In the news…
The ‘I’m backing Britain campaign’ was launched, an initiative meant to increase productivity and get Britain back on its feet. The slogan was seen and heard everywhere; shops; telly; mini skirts; carrier bags; badges: Everywhere.
In 1968 school metalwork classes were still making a significant contribution to the nation’s wealth of ashtrays, toasting forks and pokers.
A lot of lads made toasting forks. After heating the middle of a brass rod, they clamped it in a vice and turned it a few times to put some fancy twists in it. All right for some, perhaps, but a toasting fork wasn’t for me. Not when I could make one of these…

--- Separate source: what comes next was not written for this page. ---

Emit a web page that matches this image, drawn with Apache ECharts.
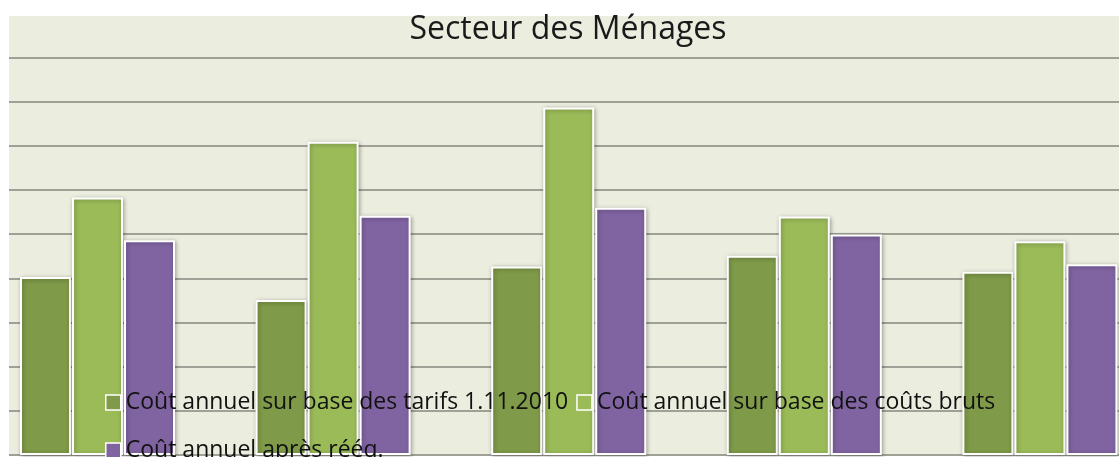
<!DOCTYPE html>
<html>
<head>
<meta charset="utf-8">
<title>Secteur des Ménages</title>
<script src="https://cdn.jsdelivr.net/npm/echarts@6/dist/echarts.min.js"></script>
<style>
  html, body { margin: 0; padding: 0; background: #fff; }
  #chart { width: 1119px; height: 457px; }
</style>
</head>
<body>
<div id="chart"></div>
<script>
// catégories (libellés hors du cadre visible)
var categories = ['1', '2', '3', '4', '5'];
var seriesNames = [
  'Coût annuel sur base des tarifs 1.11.2010',
  'Coût annuel sur base des coûts bruts',
  'Coût annuel après rééq.'
];
// valeurs (une graduation = 1)
var coutTarifs = [4.03, 3.51, 4.27, 4.51, 4.15];
var coutBruts  = [5.83, 7.09, 7.87, 5.40, 4.84];
var coutReeq   = [4.86, 5.42, 5.60, 4.99, 4.32];

var colors = ['#7f9a48', '#9bbb59', '#8064a2'];

function barSerie(name, data, color) {
  return {
    name: name,
    type: 'bar',
    data: data,
    barWidth: 51,
    barGap: '2%',
    itemStyle: {
      color: color,
      borderColor: '#ffffff',
      borderWidth: 2,
      shadowBlur: 4,
      shadowOffsetX: 1,
      shadowOffsetY: 1,
      shadowColor: 'rgba(0,0,0,0.3)'
    },
    emphasis: { disabled: true }
  };
}

var legendText = { fontSize: 23, color: '#111', padding: [0, 0, 3, 0] };

var chart = echarts.init(document.getElementById('chart'));
var option = {
  animation: false,
  color: colors,
  textStyle: { fontFamily: '"Open Sans", sans-serif' },
  grid: {
    left: -20.3, width: 1178, top: 16, bottom: 2,
    outerBoundsMode: 'none',
    containLabel: false,
    show: true, backgroundColor: '#ebeedf', borderWidth: 0
  },
  xAxis: {
    type: 'category',
    data: categories,
    axisLine: { show: false },
    axisTick: { show: false },
    axisLabel: { show: false }
  },
  yAxis: {
    type: 'value',
    min: 0, max: 9.94, interval: 1,
    axisLine: { show: false },
    axisTick: { show: false },
    axisLabel: { show: false },
    splitLine: {
      show: true,
      showMaxLine: false,
      lineStyle: { color: '#9fa197', width: 2 }
    }
  },
  legend: [{
    data: [seriesNames[0], seriesNames[1]],
    left: 100, top: 386,
    icon: 'rect', itemWidth: 15, itemHeight: 15, itemGap: 8,
    itemStyle: { shadowBlur: 0, borderWidth: 1.5 },
    textStyle: legendText,
    selectedMode: false
  }, {
    data: [seriesNames[2]],
    left: 100, top: 434,
    icon: 'rect', itemWidth: 15, itemHeight: 15,
    itemStyle: { shadowBlur: 0, borderWidth: 1.5 },
    textStyle: legendText,
    selectedMode: false
  }],
  graphic: [{
    type: 'rect', z: 100, silent: true,
    shape: { x: 0, y: 0, width: 9, height: 457 },
    style: { fill: '#ffffff' }
  }, {
    type: 'text', z: 100, silent: true,
    style: {
      text: 'Secteur des Ménages',
      x: 568, y: 30,
      textAlign: 'center', textVerticalAlign: 'middle',
      font: '32px "Open Sans", sans-serif',
      fill: '#1a1a1a'
    }
  }],
  series: [
    barSerie(seriesNames[0], coutTarifs, colors[0]),
    barSerie(seriesNames[1], coutBruts, colors[1]),
    barSerie(seriesNames[2], coutReeq, colors[2])
  ]
};
chart.setOption(option);
</script>
</body>
</html>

…a sword poker with a hand guard like a cutlass. Much better than poofy toasting fork, I thought. Very satisfying it was too, to brandish the finished article, even though the wooden handle spun freely on the steel rod.
The Upbury Manor craft block is where the boys of 2A1 did woodwork while 2A2 did Metalwork, and vice versa. This arrangement put Twydall boys Kevin Garlick, Clive Ward, John Greenland, Stanley Slaughter and myself in the same building at the same time – a crucial factor in me getting pounced upon and given the bumps on the occasion of my thirteenth birthday.
The arrangement also ensured my class be first with the news when anything dramatic happened in the room next door, as happened when Clive Ward reportedly got his finger mangled in a drill. Thankfully, I learned later that the report had been greatly exaggerated.
Just as dramatic was news of Paul Parker’s flying fruit bowl. Made from different layers of wood stuck together for decorative effect, his fruit bowl disintegrated in the lathe, sending projectiles in all directions. Miraculously, nobody was hit.